▶ **Required task**
Below are entries to be transcribed exactly; exclude the pictures from the copy.

/---

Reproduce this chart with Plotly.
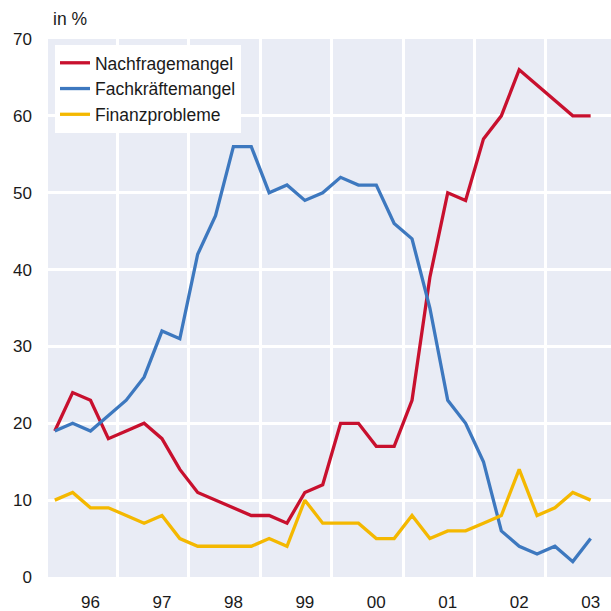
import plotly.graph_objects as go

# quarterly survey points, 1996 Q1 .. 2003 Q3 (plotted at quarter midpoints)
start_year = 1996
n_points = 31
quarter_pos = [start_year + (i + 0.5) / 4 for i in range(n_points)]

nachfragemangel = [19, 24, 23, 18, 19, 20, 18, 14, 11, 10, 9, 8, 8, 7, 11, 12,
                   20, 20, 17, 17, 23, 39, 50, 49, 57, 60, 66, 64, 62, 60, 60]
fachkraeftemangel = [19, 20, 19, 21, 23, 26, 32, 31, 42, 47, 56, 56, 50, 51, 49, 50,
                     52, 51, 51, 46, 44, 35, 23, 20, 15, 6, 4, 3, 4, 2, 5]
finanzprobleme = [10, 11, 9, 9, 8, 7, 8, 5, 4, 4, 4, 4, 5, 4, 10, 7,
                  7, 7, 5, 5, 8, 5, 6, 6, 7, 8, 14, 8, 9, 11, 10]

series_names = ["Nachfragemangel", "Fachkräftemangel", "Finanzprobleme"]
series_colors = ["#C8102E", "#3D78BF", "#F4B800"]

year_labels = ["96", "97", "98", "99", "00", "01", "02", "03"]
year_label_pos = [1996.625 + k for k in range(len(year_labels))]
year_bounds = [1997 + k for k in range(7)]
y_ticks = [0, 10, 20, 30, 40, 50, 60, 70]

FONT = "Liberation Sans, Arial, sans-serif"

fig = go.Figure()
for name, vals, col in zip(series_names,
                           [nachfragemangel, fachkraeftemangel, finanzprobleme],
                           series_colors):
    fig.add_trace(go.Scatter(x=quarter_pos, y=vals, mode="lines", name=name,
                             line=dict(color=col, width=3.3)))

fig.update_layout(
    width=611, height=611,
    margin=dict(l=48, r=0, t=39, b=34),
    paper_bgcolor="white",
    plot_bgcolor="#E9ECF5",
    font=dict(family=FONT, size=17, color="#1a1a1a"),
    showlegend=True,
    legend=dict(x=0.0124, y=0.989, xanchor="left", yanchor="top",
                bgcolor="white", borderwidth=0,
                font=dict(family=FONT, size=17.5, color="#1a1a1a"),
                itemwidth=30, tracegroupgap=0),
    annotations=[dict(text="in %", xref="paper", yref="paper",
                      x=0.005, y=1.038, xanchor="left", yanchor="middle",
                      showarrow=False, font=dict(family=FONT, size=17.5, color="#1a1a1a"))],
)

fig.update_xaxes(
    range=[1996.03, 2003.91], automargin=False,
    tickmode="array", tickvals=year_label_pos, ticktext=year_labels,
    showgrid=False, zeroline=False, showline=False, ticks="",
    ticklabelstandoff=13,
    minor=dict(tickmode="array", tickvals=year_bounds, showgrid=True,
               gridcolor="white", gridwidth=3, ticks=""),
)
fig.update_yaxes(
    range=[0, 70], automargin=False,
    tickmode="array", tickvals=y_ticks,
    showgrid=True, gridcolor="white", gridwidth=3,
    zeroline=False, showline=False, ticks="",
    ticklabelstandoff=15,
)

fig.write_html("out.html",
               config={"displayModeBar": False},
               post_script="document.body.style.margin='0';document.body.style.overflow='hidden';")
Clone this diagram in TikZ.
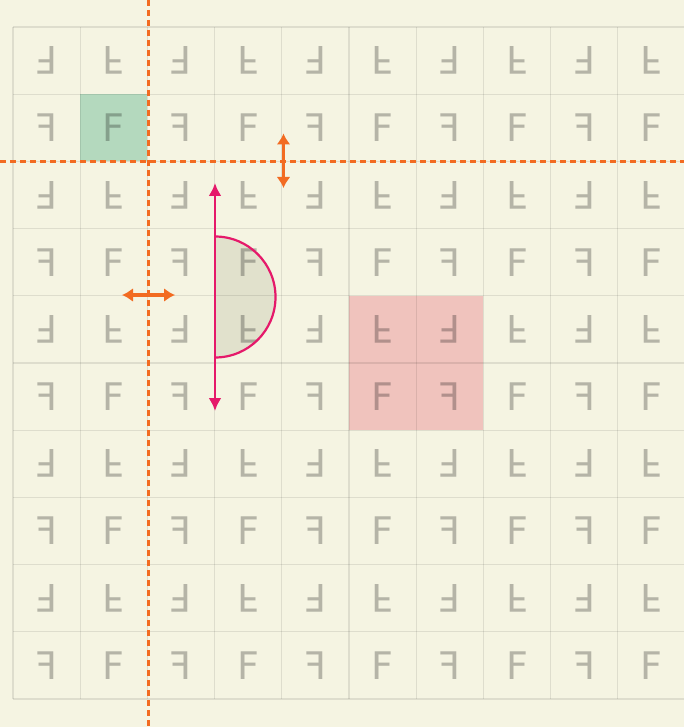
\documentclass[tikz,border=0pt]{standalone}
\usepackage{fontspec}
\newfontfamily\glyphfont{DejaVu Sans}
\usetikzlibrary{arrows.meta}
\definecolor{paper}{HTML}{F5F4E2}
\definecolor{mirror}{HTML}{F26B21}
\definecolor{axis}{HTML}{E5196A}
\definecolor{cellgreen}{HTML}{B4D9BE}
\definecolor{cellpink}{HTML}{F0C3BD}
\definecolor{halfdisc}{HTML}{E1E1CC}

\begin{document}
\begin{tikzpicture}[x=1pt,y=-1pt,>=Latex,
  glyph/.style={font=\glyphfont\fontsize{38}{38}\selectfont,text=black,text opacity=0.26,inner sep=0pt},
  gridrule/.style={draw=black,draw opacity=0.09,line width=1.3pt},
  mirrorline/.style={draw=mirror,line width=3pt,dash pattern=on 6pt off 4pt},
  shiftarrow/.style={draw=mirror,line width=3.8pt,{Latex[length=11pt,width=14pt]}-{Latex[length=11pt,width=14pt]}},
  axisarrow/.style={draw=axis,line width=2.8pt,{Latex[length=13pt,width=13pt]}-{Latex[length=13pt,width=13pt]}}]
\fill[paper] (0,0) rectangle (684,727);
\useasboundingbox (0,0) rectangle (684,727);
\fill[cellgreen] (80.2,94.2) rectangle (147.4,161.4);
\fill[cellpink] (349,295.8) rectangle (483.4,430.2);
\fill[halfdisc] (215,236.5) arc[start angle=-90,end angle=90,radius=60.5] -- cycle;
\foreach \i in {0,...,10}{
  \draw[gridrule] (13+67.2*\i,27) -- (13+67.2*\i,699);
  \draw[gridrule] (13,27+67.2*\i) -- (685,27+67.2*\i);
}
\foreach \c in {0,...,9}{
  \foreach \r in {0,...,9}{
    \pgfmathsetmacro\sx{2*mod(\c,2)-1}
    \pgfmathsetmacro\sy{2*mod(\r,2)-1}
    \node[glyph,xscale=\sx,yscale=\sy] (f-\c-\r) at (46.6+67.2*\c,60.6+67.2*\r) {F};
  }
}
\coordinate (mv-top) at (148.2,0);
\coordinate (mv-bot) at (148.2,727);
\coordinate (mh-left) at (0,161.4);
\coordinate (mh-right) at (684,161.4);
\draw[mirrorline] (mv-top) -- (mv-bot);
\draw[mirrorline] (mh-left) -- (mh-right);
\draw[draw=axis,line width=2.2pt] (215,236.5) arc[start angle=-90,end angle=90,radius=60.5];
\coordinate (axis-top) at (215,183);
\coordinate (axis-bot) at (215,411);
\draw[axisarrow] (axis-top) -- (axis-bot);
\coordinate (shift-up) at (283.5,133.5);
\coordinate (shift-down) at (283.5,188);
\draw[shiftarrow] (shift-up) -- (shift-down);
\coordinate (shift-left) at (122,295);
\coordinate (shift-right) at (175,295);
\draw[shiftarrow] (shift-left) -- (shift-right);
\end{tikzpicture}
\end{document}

\---

▶ **Response to this exercise**
Reproduce this chart with Plotly.
import plotly.graph_objects as go

# quarterly survey points, 1996 Q1 .. 2003 Q3 (plotted at quarter midpoints)
start_year = 1996
n_points = 31
quarter_pos = [start_year + (i + 0.5) / 4 for i in range(n_points)]

nachfragemangel = [19, 24, 23, 18, 19, 20, 18, 14, 11, 10, 9, 8, 8, 7, 11, 12,
                   20, 20, 17, 17, 23, 39, 50, 49, 57, 60, 66, 64, 62, 60, 60]
fachkraeftemangel = [19, 20, 19, 21, 23, 26, 32, 31, 42, 47, 56, 56, 50, 51, 49, 50,
                     52, 51, 51, 46, 44, 35, 23, 20, 15, 6, 4, 3, 4, 2, 5]
finanzprobleme = [10, 11, 9, 9, 8, 7, 8, 5, 4, 4, 4, 4, 5, 4, 10, 7,
                  7, 7, 5, 5, 8, 5, 6, 6, 7, 8, 14, 8, 9, 11, 10]

series_names = ["Nachfragemangel", "Fachkräftemangel", "Finanzprobleme"]
series_colors = ["#C8102E", "#3D78BF", "#F4B800"]

year_labels = ["96", "97", "98", "99", "00", "01", "02", "03"]
year_label_pos = [1996.625 + k for k in range(len(year_labels))]
year_bounds = [1997 + k for k in range(7)]
y_ticks = [0, 10, 20, 30, 40, 50, 60, 70]

FONT = "Liberation Sans, Arial, sans-serif"

fig = go.Figure()
for name, vals, col in zip(series_names,
                           [nachfragemangel, fachkraeftemangel, finanzprobleme],
                           series_colors):
    fig.add_trace(go.Scatter(x=quarter_pos, y=vals, mode="lines", name=name,
                             line=dict(color=col, width=3.3)))

fig.update_layout(
    width=611, height=611,
    margin=dict(l=48, r=0, t=39, b=34),
    paper_bgcolor="white",
    plot_bgcolor="#E9ECF5",
    font=dict(family=FONT, size=17, color="#1a1a1a"),
    showlegend=True,
    legend=dict(x=0.0124, y=0.989, xanchor="left", yanchor="top",
                bgcolor="white", borderwidth=0,
                font=dict(family=FONT, size=17.5, color="#1a1a1a"),
                itemwidth=30, tracegroupgap=0),
    annotations=[dict(text="in %", xref="paper", yref="paper",
                      x=0.005, y=1.038, xanchor="left", yanchor="middle",
                      showarrow=False, font=dict(family=FONT, size=17.5, color="#1a1a1a"))],
)

fig.update_xaxes(
    range=[1996.03, 2003.91], automargin=False,
    tickmode="array", tickvals=year_label_pos, ticktext=year_labels,
    showgrid=False, zeroline=False, showline=False, ticks="",
    ticklabelstandoff=13,
    minor=dict(tickmode="array", tickvals=year_bounds, showgrid=True,
               gridcolor="white", gridwidth=3, ticks=""),
)
fig.update_yaxes(
    range=[0, 70], automargin=False,
    tickmode="array", tickvals=y_ticks,
    showgrid=True, gridcolor="white", gridwidth=3,
    zeroline=False, showline=False, ticks="",
    ticklabelstandoff=15,
)

fig.write_html("out.html",
               config={"displayModeBar": False},
               post_script="document.body.style.margin='0';document.body.style.overflow='hidden';")
Clone this diagram in TikZ.
\documentclass[tikz,border=0pt]{standalone}
\usepackage{fontspec}
\newfontfamily\glyphfont{DejaVu Sans}
\usetikzlibrary{arrows.meta}
\definecolor{paper}{HTML}{F5F4E2}
\definecolor{mirror}{HTML}{F26B21}
\definecolor{axis}{HTML}{E5196A}
\definecolor{cellgreen}{HTML}{B4D9BE}
\definecolor{cellpink}{HTML}{F0C3BD}
\definecolor{halfdisc}{HTML}{E1E1CC}

\begin{document}
\begin{tikzpicture}[x=1pt,y=-1pt,>=Latex,
  glyph/.style={font=\glyphfont\fontsize{38}{38}\selectfont,text=black,text opacity=0.26,inner sep=0pt},
  gridrule/.style={draw=black,draw opacity=0.09,line width=1.3pt},
  mirrorline/.style={draw=mirror,line width=3pt,dash pattern=on 6pt off 4pt},
  shiftarrow/.style={draw=mirror,line width=3.8pt,{Latex[length=11pt,width=14pt]}-{Latex[length=11pt,width=14pt]}},
  axisarrow/.style={draw=axis,line width=2.8pt,{Latex[length=13pt,width=13pt]}-{Latex[length=13pt,width=13pt]}}]
\fill[paper] (0,0) rectangle (684,727);
\useasboundingbox (0,0) rectangle (684,727);
\fill[cellgreen] (80.2,94.2) rectangle (147.4,161.4);
\fill[cellpink] (349,295.8) rectangle (483.4,430.2);
\fill[halfdisc] (215,236.5) arc[start angle=-90,end angle=90,radius=60.5] -- cycle;
\foreach \i in {0,...,10}{
  \draw[gridrule] (13+67.2*\i,27) -- (13+67.2*\i,699);
  \draw[gridrule] (13,27+67.2*\i) -- (685,27+67.2*\i);
}
\foreach \c in {0,...,9}{
  \foreach \r in {0,...,9}{
    \pgfmathsetmacro\sx{2*mod(\c,2)-1}
    \pgfmathsetmacro\sy{2*mod(\r,2)-1}
    \node[glyph,xscale=\sx,yscale=\sy] (f-\c-\r) at (46.6+67.2*\c,60.6+67.2*\r) {F};
  }
}
\coordinate (mv-top) at (148.2,0);
\coordinate (mv-bot) at (148.2,727);
\coordinate (mh-left) at (0,161.4);
\coordinate (mh-right) at (684,161.4);
\draw[mirrorline] (mv-top) -- (mv-bot);
\draw[mirrorline] (mh-left) -- (mh-right);
\draw[draw=axis,line width=2.2pt] (215,236.5) arc[start angle=-90,end angle=90,radius=60.5];
\coordinate (axis-top) at (215,183);
\coordinate (axis-bot) at (215,411);
\draw[axisarrow] (axis-top) -- (axis-bot);
\coordinate (shift-up) at (283.5,133.5);
\coordinate (shift-down) at (283.5,188);
\draw[shiftarrow] (shift-up) -- (shift-down);
\coordinate (shift-left) at (122,295);
\coordinate (shift-right) at (175,295);
\draw[shiftarrow] (shift-left) -- (shift-right);
\end{tikzpicture}
\end{document}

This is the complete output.